Служба проходила в постоянных репетициях, выступлениях, гастролях, парадах, торжественных приемах, встречах иностранных делегаций или официальных лиц. Изредка привлекали к участию в похоронах высокопоставленных военнослужащих. Автомат Форин брал в руки лишь однажды, когда принимал Присягу. Очень много времени, понятное дело, уделялось строевой подготовке и музицированию в движении, особенно перед парадами на Красной Площади 1 мая и 7 ноября. ОПО МО составлял основу для сводного духового оркестра — ох, и «гоняли» их в преддверии праздничных дат! Оркестранты, рассказывал позже Форин, буквально падали от усталости. Одни ночные прогоны чего стоили. На главных парадах страны дирижировал сам генерал Михайлов. Сохранилась фотография, которая мне очень нравится: стройный, подтянутый Форин в составе оркестра с флейтой-пиколло в парадной форме с аксельбантом, в беленьких перчаточках на фоне Спасской башни и стен Кремля. Довелось поучаствовать и в похоронах Генерального секретаря ЦК КПСС Леонида Ильича Брежнева на Красной Площади. Словом, служба досталась хоть и не сильно тяжелая физически, но интересная, насыщенная.

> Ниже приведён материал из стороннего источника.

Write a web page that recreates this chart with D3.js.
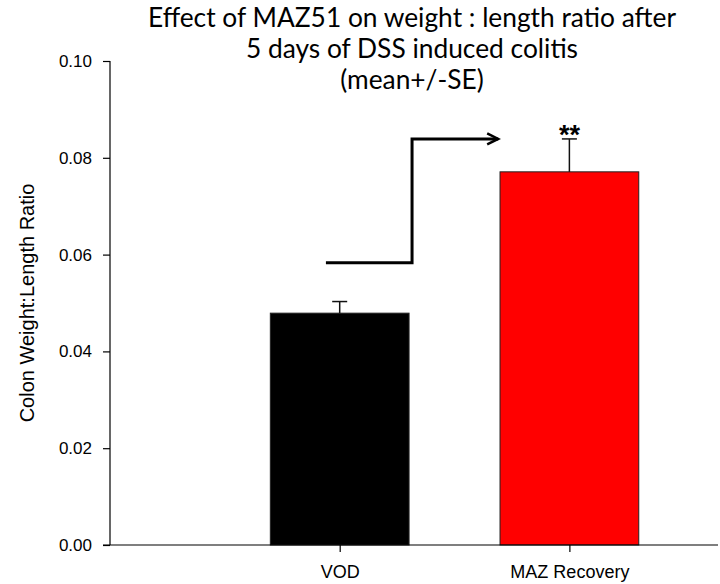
<!DOCTYPE html>
<html>
<head>
<meta charset="utf-8">
<script src="https://cdn.jsdelivr.net/npm/d3@7"></script>
<style>
  body { margin: 0; background: #fff; }
  svg { display: block; }
</style>
</head>
<body>
<script>
'use strict';

// data
const groups = ['VOD', 'MAZ Recovery'];
const means = [0.0479, 0.0771];
const errors = [0.0024, 0.0068];
const barColors = ['#000000', '#ff0000'];
const yTicks = [0, 0.02, 0.04, 0.06, 0.08, 0.10];
const titleLines = ['Effect of MAZ51 on weight : length ratio after', '5 days of DSS induced colitis', '(mean+/-SE)'];
const yTitle = 'Colon Weight:Length Ratio';
const significance = '**';
// bracket arrow (x in group positions, y in data units)
const arrowX = [0.94, 1.315, 1.315, 1.69];
const arrowY = [0.0583, 0.0583, 0.0839, 0.0839];

const width = 720, height = 584;
const margin = { top: 61, left: 110, bottom: 39, right: 2 };

const svg = d3.select('body').append('svg')
  .attr('width', width)
  .attr('height', height);

const xScale = d3.scaleLinear()
  .domain([0, 2.647])
  .range([margin.left, width - margin.right]);

const yScale = d3.scaleLinear()
  .domain([0, 0.10])
  .range([height - margin.bottom, margin.top]);

const barHalf = 0.302;

// bars
svg.selectAll('.bar')
  .data(groups)
  .enter().append('rect')
    .attr('class', 'bar')
    .attr('x', function (d, i) { return xScale(i + 1 - barHalf); })
    .attr('width', xScale(1 + barHalf) - xScale(1 - barHalf))
    .attr('y', function (d, i) { return yScale(means[i]); })
    .attr('height', function (d, i) { return yScale(0) - yScale(means[i]); })
    .attr('fill', function (d, i) { return barColors[i]; })
    .attr('stroke', '#222')
    .attr('stroke-width', 1);

// error bars, upper side only
const err = svg.selectAll('.err')
  .data(groups)
  .enter().append('g')
    .attr('class', 'err')
    .attr('stroke', '#111')
    .attr('stroke-width', 1.5);

err.append('line')
  .attr('x1', function (d, i) { return xScale(i + 1); })
  .attr('x2', function (d, i) { return xScale(i + 1); })
  .attr('y1', function (d, i) { return yScale(means[i]); })
  .attr('y2', function (d, i) { return yScale(means[i] + errors[i]); });

err.append('line')
  .attr('x1', function (d, i) { return xScale(i + 1) - 7.5; })
  .attr('x2', function (d, i) { return xScale(i + 1) + 7.5; })
  .attr('y1', function (d, i) { return yScale(means[i] + errors[i]); })
  .attr('y2', function (d, i) { return yScale(means[i] + errors[i]); });

// axes
const yAxis = d3.axisLeft(yScale)
  .tickValues(yTicks)
  .tickSize(7)
  .tickPadding(11)
  .tickFormat(d3.format('.2f'));

const xAxis = d3.axisBottom(xScale)
  .tickValues([1, 2])
  .tickSize(7)
  .tickPadding(13)
  .tickFormat(function (d) { return groups[d - 1]; });

const gy = svg.append('g')
  .attr('transform', `translate(${margin.left}, 0)`)
  .call(yAxis);

const gx = svg.append('g')
  .attr('transform', `translate(0, ${height - margin.bottom})`)
  .call(xAxis);

[gx, gy].forEach(function (g) {
  g.select('.domain').attr('stroke', '#000').attr('stroke-width', 1.2);
  g.selectAll('.tick line').attr('stroke', '#000').attr('stroke-width', 1.2);
  g.selectAll('.tick text')
    .attr('fill', '#000')
    .style('font-family', 'Liberation Sans, Arial, sans-serif');
});
gy.select('.domain').attr('d', `M0,${yScale(0.10)}V${yScale(0)}`);
gx.select('.domain').attr('d', `M${margin.left - 7},0H${width - margin.right}`);
gy.selectAll('.tick text').style('font-size', '17px');
gx.selectAll('.tick text').style('font-size', '18px');

// y axis title
svg.append('text')
  .attr('transform', `translate(34, ${(yScale(0) + yScale(0.10)) / 2}) rotate(-90)`)
  .attr('text-anchor', 'middle')
  .style('font-family', 'Liberation Sans, Arial, sans-serif')
  .style('font-size', '20px')
  .text(yTitle);

// title, fitted to the width of the second line
const title = svg.append('g')
  .style('font-family', 'Lato, Open Sans, sans-serif')
  .attr('text-anchor', 'middle');

const titleText = title.selectAll('text')
  .data(titleLines)
  .enter().append('text')
    .attr('x', 412)
    .attr('y', function (d, i) { return 27 + i * 31; })
    .style('font-size', '22px')
    .text(function (d) { return d; });

const measured = titleText.nodes()[1].getComputedTextLength();
titleText.style('font-size', (22 * 332 / measured).toFixed(2) + 'px');

// bracket with open arrow head
const bracket = d3.line()
  .x(function (d) { return xScale(d[0]); })
  .y(function (d) { return yScale(d[1]); });

const pts = d3.zip(arrowX, arrowY);
svg.append('path')
  .attr('d', bracket(pts))
  .attr('fill', 'none')
  .attr('stroke', '#000')
  .attr('stroke-width', 3);

const tip = pts[pts.length - 1];
const tx = xScale(tip[0]), ty = yScale(tip[1]);
svg.append('path')
  .attr('d', `M${tx - 11},${ty - 5.5}L${tx},${ty}L${tx - 11},${ty + 5.5}`)
  .attr('fill', 'none')
  .attr('stroke', '#000')
  .attr('stroke-width', 2.5);

// significance mark
svg.append('text')
  .attr('x', xScale(2))
  .attr('y', yScale(means[1] + errors[1]) + 5)
  .attr('text-anchor', 'middle')
  .style('font-family', 'Liberation Sans, Arial, sans-serif')
  .style('font-weight', 'bold')
  .style('font-size', '27px')
  .text(significance);
</script>
</body>
</html>
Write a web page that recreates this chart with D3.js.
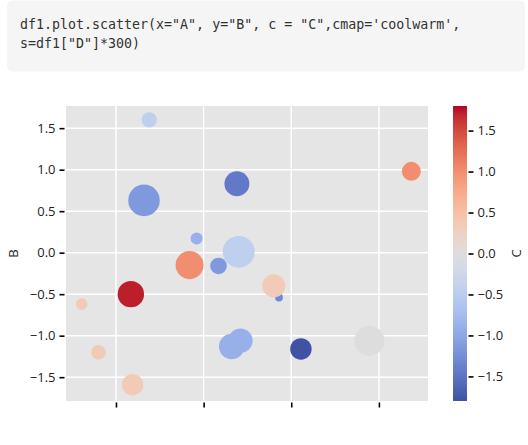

На время службы Форина выпали гастроли ОПО МО в родную Казань. Концертировали в актовом зале консерватории, куда мы с Форином в детстве ходили по абонементу на Госоркестр ТАССР, а также выступали с Макухо. До сих пор помню тот потрясающий концерт военного оркестра: многие ветераны в первых рядах зала плакали при заключительном исполнении «Прощания славянки». Чего ж, спрашиваю Форина, не подготовили специально для Казани «Марш Сайдашева»? — Да-а вот, мол... не сложилось. Упущение!

Форина после концерта даже отпустили на ночку домой. Он отпросил у командиров несколько друзей-сослуживцев — мы устроили веселое застолье, но пили исключительно сочок, даже шампанское ни-ни! Газета «Комсомолец Татарии» освещала приезд прославленного оркестра в Казань, подготовив большую статью. В ней дали слово и Форину: как-никак, посланник Татарстана в рядах такого коллектива!

Долгое время вызревала в голове Форина мысль насчет продолжения сверхсрочной службы. Он всё взвешивал и колебался: ОПО МО или Казанский оперный, армия или «гражданка»? Окончательно сделать выбор в пользу демобилизации сподвиг один невеселый случай.

Незадолго до «дембеля» Форин проштрафился (сам виноват!), и ему, уже заслуженному армейскому «дедушке», «влепили» десять суток ареста на гауптвахте. Своей «губы» ОПО МО, разумеется, не имел, поэтому беднягу Форина отконвоировали на окружную гауптвахту, занимавшую большое тщательно охраняемое здание с высоким забором и «колючкой» по периметру. Почему «беднягу»? Мол, подумаешь, какое страшное наказание — всего-то десять суток ареста! Что за служба без «залётов»? Дело в том, что охрану арестантов несли солдаты-срочники внутренних войск, призывавшихся, как выяснилось, с Западной Украины — «губошлёпы» кликали их «бендеровцами». Боже, вспоминал Форин, как они, гады, над нами издевались! С тех пор при одном только упоминании слов «западенцы» и «бандеровцы» у него начинали ходить желваки на скулах и сжиматься кулаки (сегодня, кстати, не у него одного).

«На фиг эту армию!» — решил насмерть обидевшийся Форин. В итоге, к нашей общей радости, он вернулся домой. Но служба в ОПО МО заметно повысила его профессиональный уровень. Друг прочно обосновался в основе оркестра оперного театра, регулярно исполняя партии первой флейты.